Police and fire protection take up a large portion of the city's budget and there is no way we can cut either one of those departments. Health insurance and gasoline costs continue to skyrocket which also eats away at the budget.

So, what is the plan?

Council members need to put personal agendas aside, and focus on the problem. Yelling back and forth at a public meeting is not going to solve anything. This is a real financial crisis, and it needs to be solved. These people, who along with the mayor, were elected to solve problems. If the council doesn't like the mayor's solution, they need to come up with a useable (sic) plan so both sides can begin comparing notes and solve the problem.

As citizens of this city, we deserve the best representation we can get. I don't care if certain council members don't like the mayor, or if the mayor doesn't like them. I do care that the city is losing almost $1 million annually in the sanitation department. I do care that money that was committed to Scribner Place is being used as a bargaining chip. It's come to the point that we either need to move forward with Scribner Place, or just kill the idea. I'm sick, and I know the residents of this county are sick, of all the talk. I want to see some dirt turned, and something built at the site of the project. Caesars donated $1 million to Scribner Place for 20 years. If city officials keep playing with the funding formula for the project, it's just a matter of time before that pledge will be taken off the table. Then the project would be dead.

People ask me all the time what is wrong with this city. They tell me it's dirty, houses are falling down, sidewalks are crumbling, and the city seems dead.

Well, I think the City Council and the mayor should answer those questions. This city has problems, and as the governing body and top official of the city, those problems need answers. We don't need public outbursts or verbal jabs, we need answers. After all, that is why they were elected.

Think about it Chris. Isn't it obvious? The obstructionists on the council don't have any plan, unless it is to delay the Scribner Place redevelopment project until it is so costly as to be undoable. The so-called "rescission" of the EDIT pledge was illegal - that pledge is still in effect, no matter how much or how often the Gang of Four congratulate themselves. Once pledged, that commitment cannot be rescinded.

And as for the dirt, the crumbling sidewalks, and the falling houses? That's the way they want New Albany to be, and to stay. They know that without a vigorous press vigilance (and the metropolitan paper is their tool, not a watchdog), the mayor will be blamed. Few pay any attention to the votes or actions of the council. They rely on their belief that in New Albany, "it must be the mayor's fault."

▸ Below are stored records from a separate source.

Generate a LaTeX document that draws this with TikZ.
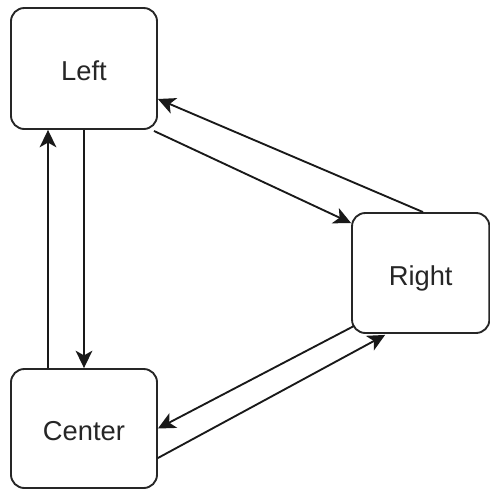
\documentclass[tikz,border=0pt]{standalone}
\usepackage{fontspec}
\setmainfont{Liberation Sans}
\usetikzlibrary{arrows.meta,calc}
\begin{document}
\begin{tikzpicture}[x=0.75pt,y=-0.75pt,
  box/.style={draw=black!85,line width=1.4pt,rounded corners=10pt,fill=white,
    font=\fontsize{20.5}{24}\selectfont,text=black!85,inner sep=0pt,
    text height=18.5pt,text depth=0pt},
  link/.style={line width=1.4pt,draw=black!90,
    -{Stealth[length=13pt,width=12.5pt,inset=3.5pt]}}]
\useasboundingbox (0,0) rectangle (490,490);
% the three boxes
\node[box,minimum width=109.5pt,minimum height=90.75pt] (left) at (84,68.5) {Left};
\node[box,minimum width=103pt,minimum height=90pt] (right) at (420.7,273) {Right};
\node[box,minimum width=109.5pt,minimum height=89.25pt] (center) at (84,428.5) {Center};
% connectors between the boxes
\draw[link] ($(center.north)+(-36,0)$) -- ($(left.south)+(-36,0)$);
\draw[link] (left.south) -- (center.north);
\draw[link] ($(right.north)+(2.3,0)$) -- ($(left.east)+(0,30.5)$);
\draw[link] ($(left.south east)+(-4,1)$) -- ($(right.north west)+(0,11)$);
\draw[link] ($(right.south west)+(3,-8)$) -- (center.east);
\draw[link] ($(center.east)+(0,29.5)$) -- ($(right.south west)+(34,1)$);
\end{tikzpicture}
\end{document}
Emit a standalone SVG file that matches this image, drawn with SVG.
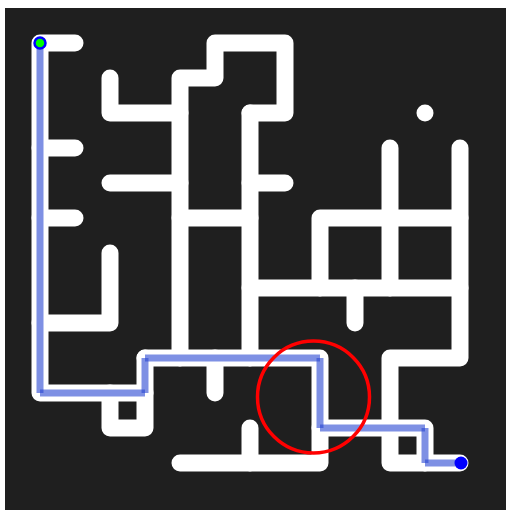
<svg xmlns="http://www.w3.org/2000/svg" width="506" height="510" viewBox="0 0 506 510">
  <style>
    .maze { fill: none; stroke: #ffffff; stroke-width: 17; stroke-linecap: round; stroke-linejoin: round; }
    .sol { fill: none; stroke: rgb(40,70,210); stroke-opacity: 0.6; stroke-width: 7; stroke-linecap: butt; }
  </style>
  <rect x="0" y="0" width="506" height="510" fill="#ffffff"/>
  <rect x="5" y="8" width="501" height="502" fill="#1f1f1f"/>
  <g id="maze">
    <path class="maze" d="M75,43 H40 V393 H145"/>
    <path class="maze" d="M145,358 V428 H110 V393"/>
    <path class="maze" d="M40,148 H75"/>
    <path class="maze" d="M40,218 H75"/>
    <path class="maze" d="M110,253 V323 H40"/>
    <path class="maze" d="M110,78 V113 H180"/>
    <path class="maze" d="M110,183 H180"/>
    <path class="maze" d="M250,113 H285 V43 H215 V78 H180 V358"/>
    <path class="maze" d="M180,218 H250"/>
    <path class="maze" d="M250,113 V358"/>
    <path class="maze" d="M250,183 H285"/>
    <path class="maze" d="M145,358 H320 V463 H180"/>
    <path class="maze" d="M215,358 V393"/>
    <path class="maze" d="M250,428 V463"/>
    <path class="maze" d="M250,288 H460"/>
    <path class="maze" d="M320,288 V218 H460"/>
    <path class="maze" d="M460,148 V358 H390 V463 H460"/>
    <path class="maze" d="M390,148 V288"/>
    <path class="maze" d="M355,288 V323"/>
    <path class="maze" d="M320,428 H425 V463"/>
    <circle cx="425" cy="113" r="8.5" fill="#ffffff"/>
  </g>
  <g id="solution">
    <line class="sol" x1="40" y1="43" x2="40" y2="393"/>
    <line class="sol" x1="40" y1="393" x2="145" y2="393"/>
    <line class="sol" x1="145" y1="393" x2="145" y2="358"/>
    <line class="sol" x1="145" y1="358" x2="320" y2="358"/>
    <line class="sol" x1="320" y1="358" x2="320" y2="428"/>
    <line class="sol" x1="320" y1="428" x2="425" y2="428"/>
    <line class="sol" x1="425" y1="428" x2="425" y2="463"/>
    <line class="sol" x1="425" y1="463" x2="460" y2="463"/>
  </g>
  <g id="start">
    <circle cx="40" cy="43" r="5.5" fill="#00ff00" stroke="#0000ff" stroke-width="2.5"/>
  </g>
  <g id="end">
    <circle cx="461" cy="463" r="6.5" fill="#0000ff"/>
  </g>
  <g id="highlight">
    <circle cx="313.5" cy="397" r="56" fill="none" stroke="#ff0000" stroke-width="3.5"/>
  </g>
</svg>
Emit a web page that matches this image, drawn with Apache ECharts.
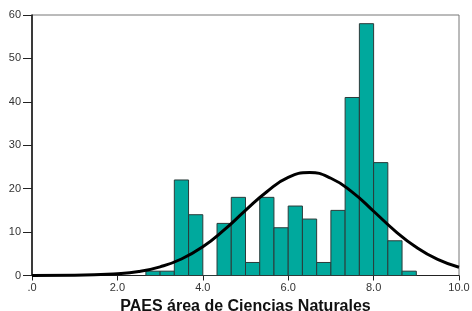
<!DOCTYPE html>
<html lang="es" style="height: 100%">
<head>
  <meta charset="utf-8">
</head>
<body style="height: 100%; margin: 0; background: #fff">
  <div id="container" style="width: 472px; height: 311px"></div>

  <script type="text/javascript" src="https://cdn.jsdelivr.net/npm/echarts@6/dist/echarts.min.js"></script>

  <script type="text/javascript">
    // histogram bins (start of each bin), all bins are 1/3 wide
    var binWidth = 0.3333;
    var binStarts = [2.667, 3.0, 3.333, 3.667, 4.0, 4.333, 4.667, 5.0, 5.333, 5.667,
                     6.0, 6.333, 6.667, 7.0, 7.333, 7.667, 8.0, 8.333, 8.667];
    var counts = [1, 1, 22, 14, 0, 12, 18, 3, 18, 11,
                  16, 13, 3, 15, 41, 58, 26, 8, 1];

    // normal curve
    var curveX = [0, 1, 2, 2.5, 3, 3.5, 4, 4.5, 5, 5.5, 6, 6.5, 7, 7.5, 8, 8.5, 9, 9.5, 10];
    var curveY = [0.0, 0.05, 0.4, 0.9, 2.0, 3.8, 6.6, 10.5, 15.0, 19.3, 22.6, 23.7,
                  22.4, 19.2, 14.8, 10.3, 6.5, 3.7, 1.9];

    var xTicks = [0, 2, 4, 6, 8, 10];
    var yTicks = [0, 10, 20, 30, 40, 50, 60];

    var dom = document.getElementById('container');
    var myChart = echarts.init(dom, null, { renderer: 'canvas' });

    var bars = binStarts.map(function (s, i) { return [s, s + binWidth, counts[i]]; });
    var curve = curveX.map(function (x, i) { return [x, curveY[i]]; });

    var font = 'Liberation Sans';

    var option = {
      animation: false,
      grid: {
        left: 32, right: 13, top: 15, bottom: 35.5,
        outerBoundsMode: 'none', containLabel: false,
        show: true, borderColor: '#777', borderWidth: 1
      },
      xAxis: {
        type: 'value',
        min: xTicks[0], max: xTicks[xTicks.length - 1], interval: 2,
        name: 'PAES área de Ciencias Naturales',
        nameLocation: 'middle', nameGap: 20,
        nameTextStyle: { fontFamily: font, fontWeight: 'bold', fontSize: 16, color: '#111' },
        axisLine: { lineStyle: { color: '#222', width: 1 } },
        axisTick: { length: 5, lineStyle: { color: '#222' } },
        axisLabel: {
          margin: 7, fontFamily: font, fontSize: 11, color: '#333',
          formatter: function (v) { return v === 0 ? '.0' : v.toFixed(1); }
        },
        splitLine: { show: false }
      },
      yAxis: {
        type: 'value',
        min: yTicks[0], max: yTicks[yTicks.length - 1], interval: 10,
        axisLine: { show: true, lineStyle: { color: '#111', width: 1.5 } },
        axisTick: { show: true, length: 9, lineStyle: { color: '#222' } },
        axisLabel: { margin: 11, fontFamily: font, fontSize: 11, color: '#333' },
        splitLine: { show: false }
      },
      series: [
        {
          type: 'custom',
          data: bars,
          encode: { x: [0, 1], y: 2 },
          renderItem: function (params, api) {
            var p0 = api.coord([api.value(0), api.value(2)]);
            var p1 = api.coord([api.value(1), 0]);
            return {
              type: 'rect',
              shape: { x: p0[0], y: p0[1], width: p1[0] - p0[0], height: p1[1] - p0[1] },
              style: { fill: '#00a99d', stroke: '#2b3b3a', lineWidth: 1 }
            };
          },
          z: 2
        },
        {
          type: 'line',
          data: curve,
          smooth: true,
          symbol: 'none',
          lineStyle: { color: '#000', width: 3 },
          z: 3
        }
      ]
    };

    myChart.setOption(option);

    window.addEventListener('resize', function () {
      myChart.resize();
    });
  </script>
</body>
</html>
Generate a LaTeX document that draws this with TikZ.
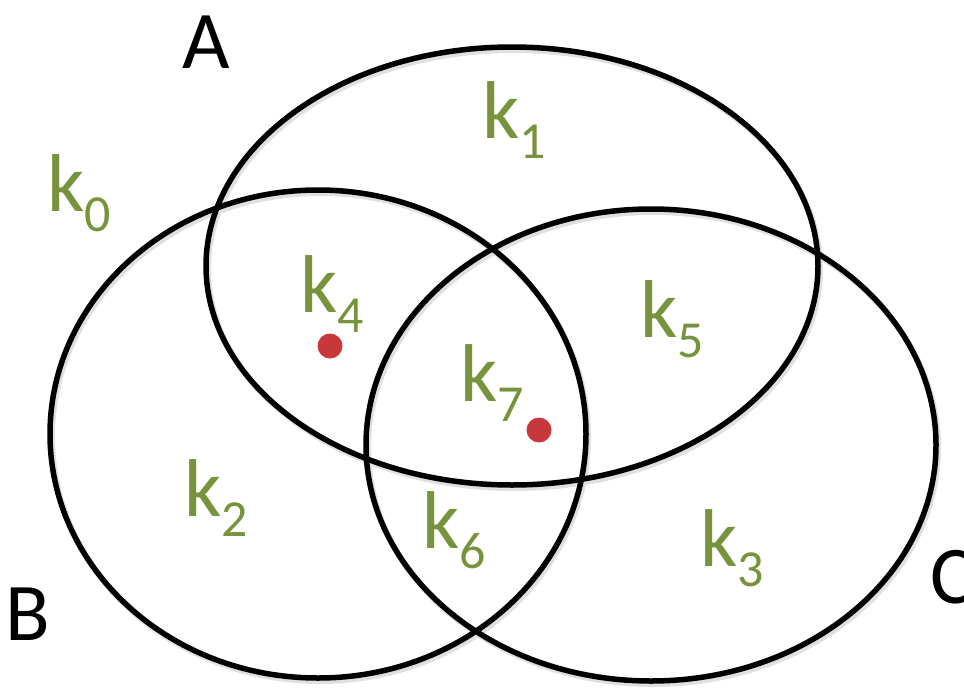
\documentclass[tikz,border=0pt]{standalone}
\usepackage{fontspec}
\setmainfont{Carlito}
\definecolor{kgreen}{HTML}{77933C}
\definecolor{dotred}{HTML}{C8383A}
\newcommand{\kk}[1]{k\raisebox{-20pt}{\fontsize{52}{60}\selectfont #1}}
\begin{document}
\begin{tikzpicture}[x=1pt,y=-1pt,
  setline/.style={draw=black,line width=5.5pt},
  setshadow/.style={draw=black!12,line width=6pt},
  klabel/.style={text=kgreen,font=\fontsize{82}{90}\selectfont,anchor=base west,inner sep=0pt},
  setname/.style={text=black,font=\fontsize{82}{90}\selectfont,anchor=base,inner sep=0pt},
  dot/.style={circle,fill=dotred,inner sep=0pt,minimum size=25pt}]
\useasboundingbox (0,0) rectangle (964,688);
% shadows
\draw[setshadow] (514,269) ellipse [x radius=306, y radius=219];
\draw[setshadow] (320,437) ellipse [x radius=268, y radius=244];
\draw[setshadow] (653,448) ellipse [x radius=285, y radius=236];
% sets
\draw[setline] (512,266) ellipse [x radius=306, y radius=219];
\draw[setline] (318,434) ellipse [x radius=268, y radius=244];
\draw[setline] (651,445) ellipse [x radius=285, y radius=236];
% set names
\node[setname] (A) at (206,68) {A};
\node[setname] (B) at (28,640) {B};
\node[setname] (C) at (952,603) {C};
% region labels
\node[klabel] (k0) at (47,211) {\kk{0}};
\node[klabel] (k1) at (482,138) {\kk{1}};
\node[klabel] (k4) at (300,312) {\kk{4}};
\node[klabel] (k5) at (640,337) {\kk{5}};
\node[klabel] (k7) at (460,401) {\kk{7}};
\node[klabel] (k2) at (184,516) {\kk{2}};
\node[klabel] (k6) at (422,548) {\kk{6}};
\node[klabel] (k3) at (700,566) {\kk{3}};
% points
\node[dot] (p1) at (330,346) {};
\node[dot] (p2) at (539,430) {};
\end{tikzpicture}
\end{document}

For the record, here are the clueless, lawbreaking council members who STILL haven't offered an alternative to the sanitation department deficit, but insist "there has to be a better way," and who tried to vote to rescind the Scribner Place commitment (and, by the way, who continue to oppose the effective enforcement of city ordinances - see below for one reason why):

Larry Kochert, 4th District
Steve Price, 3rd District
Bill Schmidt, 2nd District
Dan Coffey, 1st District
and Donnie Blevins, at-large council member, who is so conflicted on this issue that he should rightly have abstained completely, but who clearly lacks any sense of propriety.

Four of these men have clear and glaring conflicts of interest in their opposition to the mayor's efforts to "Clean Up New Albany." And the fifth is just looking out for his political buddies, who have controlled things so long they can't believe anyone might want a change.

Don't forget these men when 2007 rolls around. All would be up for re-election, although Schmidt and Kochert have told supporters they are, at long last, retiring from the public arena.